Collect the lines of the entries where "this" shows up.

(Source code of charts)
──────────────────────────────

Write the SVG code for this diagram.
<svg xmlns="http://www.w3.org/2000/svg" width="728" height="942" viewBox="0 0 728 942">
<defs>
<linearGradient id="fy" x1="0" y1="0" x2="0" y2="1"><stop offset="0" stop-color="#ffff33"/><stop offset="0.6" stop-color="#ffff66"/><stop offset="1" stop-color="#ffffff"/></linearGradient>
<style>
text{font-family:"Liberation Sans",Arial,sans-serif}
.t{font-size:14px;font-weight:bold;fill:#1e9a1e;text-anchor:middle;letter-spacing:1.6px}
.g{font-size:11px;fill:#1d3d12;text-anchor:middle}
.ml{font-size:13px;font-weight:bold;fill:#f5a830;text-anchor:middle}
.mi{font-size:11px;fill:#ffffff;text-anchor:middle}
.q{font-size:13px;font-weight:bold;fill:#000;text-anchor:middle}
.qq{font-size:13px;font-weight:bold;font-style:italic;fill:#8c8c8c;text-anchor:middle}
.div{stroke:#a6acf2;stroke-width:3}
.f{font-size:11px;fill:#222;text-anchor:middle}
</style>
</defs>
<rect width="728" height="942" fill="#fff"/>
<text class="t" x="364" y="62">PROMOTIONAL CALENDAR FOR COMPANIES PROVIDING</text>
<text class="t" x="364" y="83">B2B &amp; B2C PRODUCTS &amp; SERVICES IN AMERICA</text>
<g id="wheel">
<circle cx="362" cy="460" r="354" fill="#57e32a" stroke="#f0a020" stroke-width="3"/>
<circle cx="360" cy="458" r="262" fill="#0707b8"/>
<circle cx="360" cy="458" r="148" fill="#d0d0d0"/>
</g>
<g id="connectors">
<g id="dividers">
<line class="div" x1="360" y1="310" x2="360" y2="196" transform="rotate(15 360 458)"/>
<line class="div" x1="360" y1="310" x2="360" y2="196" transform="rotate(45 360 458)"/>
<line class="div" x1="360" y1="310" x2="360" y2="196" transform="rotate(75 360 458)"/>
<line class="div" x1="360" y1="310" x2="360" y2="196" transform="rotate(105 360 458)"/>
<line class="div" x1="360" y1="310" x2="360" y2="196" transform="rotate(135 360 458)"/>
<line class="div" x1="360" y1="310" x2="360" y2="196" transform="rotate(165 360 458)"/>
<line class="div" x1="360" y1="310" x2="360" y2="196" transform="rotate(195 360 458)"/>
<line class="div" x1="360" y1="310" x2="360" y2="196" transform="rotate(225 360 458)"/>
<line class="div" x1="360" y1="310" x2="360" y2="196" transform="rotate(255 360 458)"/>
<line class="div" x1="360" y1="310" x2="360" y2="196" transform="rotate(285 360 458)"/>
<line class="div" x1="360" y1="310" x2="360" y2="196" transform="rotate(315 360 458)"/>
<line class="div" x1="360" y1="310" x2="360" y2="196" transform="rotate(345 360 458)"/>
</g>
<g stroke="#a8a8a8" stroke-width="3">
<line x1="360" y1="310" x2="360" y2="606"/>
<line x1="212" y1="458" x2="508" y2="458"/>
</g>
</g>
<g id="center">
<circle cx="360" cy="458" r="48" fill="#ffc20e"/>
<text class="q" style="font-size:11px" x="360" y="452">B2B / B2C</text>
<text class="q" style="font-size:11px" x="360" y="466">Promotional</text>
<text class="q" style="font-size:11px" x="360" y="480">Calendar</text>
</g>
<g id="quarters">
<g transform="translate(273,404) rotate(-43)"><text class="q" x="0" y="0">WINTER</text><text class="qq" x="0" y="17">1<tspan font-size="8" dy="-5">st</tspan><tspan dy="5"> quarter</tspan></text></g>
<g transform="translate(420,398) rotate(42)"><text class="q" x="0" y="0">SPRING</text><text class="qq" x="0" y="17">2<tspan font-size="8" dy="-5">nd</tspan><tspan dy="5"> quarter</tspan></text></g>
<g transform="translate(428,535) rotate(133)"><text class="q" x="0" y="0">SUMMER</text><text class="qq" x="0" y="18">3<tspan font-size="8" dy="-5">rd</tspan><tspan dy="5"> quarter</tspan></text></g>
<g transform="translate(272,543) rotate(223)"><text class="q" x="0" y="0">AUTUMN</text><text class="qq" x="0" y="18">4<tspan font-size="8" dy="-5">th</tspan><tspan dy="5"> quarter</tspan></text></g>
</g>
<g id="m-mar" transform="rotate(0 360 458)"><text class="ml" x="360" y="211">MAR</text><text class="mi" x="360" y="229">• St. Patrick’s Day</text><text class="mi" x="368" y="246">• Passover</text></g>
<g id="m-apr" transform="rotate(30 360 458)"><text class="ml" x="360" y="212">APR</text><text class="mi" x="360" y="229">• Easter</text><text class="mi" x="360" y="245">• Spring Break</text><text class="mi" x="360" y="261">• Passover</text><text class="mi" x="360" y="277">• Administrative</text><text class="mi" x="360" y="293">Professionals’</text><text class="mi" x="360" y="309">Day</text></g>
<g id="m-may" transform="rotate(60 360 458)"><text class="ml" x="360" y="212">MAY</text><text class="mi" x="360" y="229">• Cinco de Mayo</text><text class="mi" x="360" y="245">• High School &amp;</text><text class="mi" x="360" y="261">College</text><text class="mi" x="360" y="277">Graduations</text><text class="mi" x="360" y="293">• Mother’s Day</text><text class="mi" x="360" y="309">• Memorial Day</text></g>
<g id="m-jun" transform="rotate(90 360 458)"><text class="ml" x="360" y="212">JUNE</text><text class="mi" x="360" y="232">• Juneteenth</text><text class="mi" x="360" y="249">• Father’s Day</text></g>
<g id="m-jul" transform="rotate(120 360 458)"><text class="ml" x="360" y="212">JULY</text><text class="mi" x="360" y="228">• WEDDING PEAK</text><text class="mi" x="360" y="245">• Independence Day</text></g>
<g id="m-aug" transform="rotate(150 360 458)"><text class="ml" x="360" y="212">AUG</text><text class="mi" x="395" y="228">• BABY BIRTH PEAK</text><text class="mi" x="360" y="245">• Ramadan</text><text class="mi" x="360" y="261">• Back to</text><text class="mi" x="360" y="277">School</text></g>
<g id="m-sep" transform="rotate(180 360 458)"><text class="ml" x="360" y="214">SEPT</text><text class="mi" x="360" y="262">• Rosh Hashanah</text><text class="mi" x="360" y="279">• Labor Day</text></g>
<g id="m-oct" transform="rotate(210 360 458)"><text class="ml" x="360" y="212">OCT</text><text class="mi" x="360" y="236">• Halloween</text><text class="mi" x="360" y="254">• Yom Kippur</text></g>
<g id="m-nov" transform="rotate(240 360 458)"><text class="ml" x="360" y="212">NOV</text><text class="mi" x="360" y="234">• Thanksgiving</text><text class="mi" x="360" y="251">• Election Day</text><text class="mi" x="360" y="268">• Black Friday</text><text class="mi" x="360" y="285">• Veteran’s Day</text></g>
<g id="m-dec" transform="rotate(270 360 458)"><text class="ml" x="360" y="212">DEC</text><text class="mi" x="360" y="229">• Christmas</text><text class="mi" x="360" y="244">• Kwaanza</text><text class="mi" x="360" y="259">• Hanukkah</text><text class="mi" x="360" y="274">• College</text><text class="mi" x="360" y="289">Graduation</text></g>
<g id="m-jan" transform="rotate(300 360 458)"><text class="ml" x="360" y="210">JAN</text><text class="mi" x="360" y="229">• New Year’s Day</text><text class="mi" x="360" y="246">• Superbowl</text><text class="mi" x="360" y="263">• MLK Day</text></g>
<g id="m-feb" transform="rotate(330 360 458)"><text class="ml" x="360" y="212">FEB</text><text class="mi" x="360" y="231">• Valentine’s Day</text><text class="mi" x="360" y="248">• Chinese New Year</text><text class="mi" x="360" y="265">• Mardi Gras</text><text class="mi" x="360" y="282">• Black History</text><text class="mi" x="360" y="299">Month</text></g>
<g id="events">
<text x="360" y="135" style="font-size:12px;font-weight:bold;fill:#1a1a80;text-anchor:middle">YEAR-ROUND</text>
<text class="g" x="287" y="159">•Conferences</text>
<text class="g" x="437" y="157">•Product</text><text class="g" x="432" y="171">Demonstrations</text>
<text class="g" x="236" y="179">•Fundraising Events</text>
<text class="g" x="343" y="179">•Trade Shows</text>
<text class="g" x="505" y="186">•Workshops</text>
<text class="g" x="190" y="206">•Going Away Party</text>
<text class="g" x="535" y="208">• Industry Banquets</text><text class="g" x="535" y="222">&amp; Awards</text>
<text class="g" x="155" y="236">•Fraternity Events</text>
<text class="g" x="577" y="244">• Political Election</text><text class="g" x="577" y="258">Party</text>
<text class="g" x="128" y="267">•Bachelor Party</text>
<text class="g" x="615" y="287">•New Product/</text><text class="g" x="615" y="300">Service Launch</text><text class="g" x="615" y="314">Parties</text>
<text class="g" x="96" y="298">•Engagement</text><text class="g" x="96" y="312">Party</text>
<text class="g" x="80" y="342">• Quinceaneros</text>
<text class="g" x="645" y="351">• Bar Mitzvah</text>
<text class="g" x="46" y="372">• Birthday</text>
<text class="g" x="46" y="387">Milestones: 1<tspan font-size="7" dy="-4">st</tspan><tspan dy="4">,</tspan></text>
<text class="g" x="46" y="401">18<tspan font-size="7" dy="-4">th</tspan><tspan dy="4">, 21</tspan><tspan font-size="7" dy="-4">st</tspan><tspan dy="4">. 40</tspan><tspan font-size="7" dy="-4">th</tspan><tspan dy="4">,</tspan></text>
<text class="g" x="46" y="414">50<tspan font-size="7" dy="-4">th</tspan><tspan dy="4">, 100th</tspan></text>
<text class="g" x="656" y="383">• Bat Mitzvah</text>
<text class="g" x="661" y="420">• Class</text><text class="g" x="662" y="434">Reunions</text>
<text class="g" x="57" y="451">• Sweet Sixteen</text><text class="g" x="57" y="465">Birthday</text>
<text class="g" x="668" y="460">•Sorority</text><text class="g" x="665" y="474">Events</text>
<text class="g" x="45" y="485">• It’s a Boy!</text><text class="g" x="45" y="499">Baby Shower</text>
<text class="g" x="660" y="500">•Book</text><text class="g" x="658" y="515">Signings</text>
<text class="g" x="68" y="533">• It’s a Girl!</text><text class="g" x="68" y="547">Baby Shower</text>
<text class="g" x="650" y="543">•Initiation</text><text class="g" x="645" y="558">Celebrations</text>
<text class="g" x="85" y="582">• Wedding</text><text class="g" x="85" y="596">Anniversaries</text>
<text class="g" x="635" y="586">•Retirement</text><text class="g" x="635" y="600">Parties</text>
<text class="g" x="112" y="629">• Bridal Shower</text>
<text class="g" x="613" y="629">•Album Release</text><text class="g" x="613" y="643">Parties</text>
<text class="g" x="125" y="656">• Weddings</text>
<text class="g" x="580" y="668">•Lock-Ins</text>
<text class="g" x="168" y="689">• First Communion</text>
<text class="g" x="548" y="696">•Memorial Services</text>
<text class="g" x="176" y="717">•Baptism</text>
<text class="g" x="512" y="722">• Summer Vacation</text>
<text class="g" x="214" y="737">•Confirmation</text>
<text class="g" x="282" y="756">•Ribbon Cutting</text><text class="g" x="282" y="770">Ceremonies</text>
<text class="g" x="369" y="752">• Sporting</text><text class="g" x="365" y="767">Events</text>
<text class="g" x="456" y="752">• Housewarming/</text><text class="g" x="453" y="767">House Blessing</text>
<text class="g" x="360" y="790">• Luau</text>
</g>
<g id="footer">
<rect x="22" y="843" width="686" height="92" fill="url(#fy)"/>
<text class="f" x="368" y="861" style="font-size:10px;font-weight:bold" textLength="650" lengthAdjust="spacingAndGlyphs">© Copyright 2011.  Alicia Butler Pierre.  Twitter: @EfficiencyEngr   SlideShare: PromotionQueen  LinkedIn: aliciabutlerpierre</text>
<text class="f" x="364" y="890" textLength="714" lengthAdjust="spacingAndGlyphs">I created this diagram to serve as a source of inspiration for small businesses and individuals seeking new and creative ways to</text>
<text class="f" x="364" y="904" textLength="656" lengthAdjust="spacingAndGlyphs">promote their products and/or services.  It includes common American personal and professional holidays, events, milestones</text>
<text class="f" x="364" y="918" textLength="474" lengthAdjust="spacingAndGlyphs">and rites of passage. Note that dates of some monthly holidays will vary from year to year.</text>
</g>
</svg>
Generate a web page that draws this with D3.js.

──────────────────────────────

Result of the exercise:
Write the SVG code for this diagram.
<text class="f" x="364" y="890" textLength="714" lengthAdjust="spacingAndGlyphs">I created this diagram to serve as a source of inspiration for small businesses and individuals seeking new and creative ways to</text>
Generate a web page that draws this with D3.js.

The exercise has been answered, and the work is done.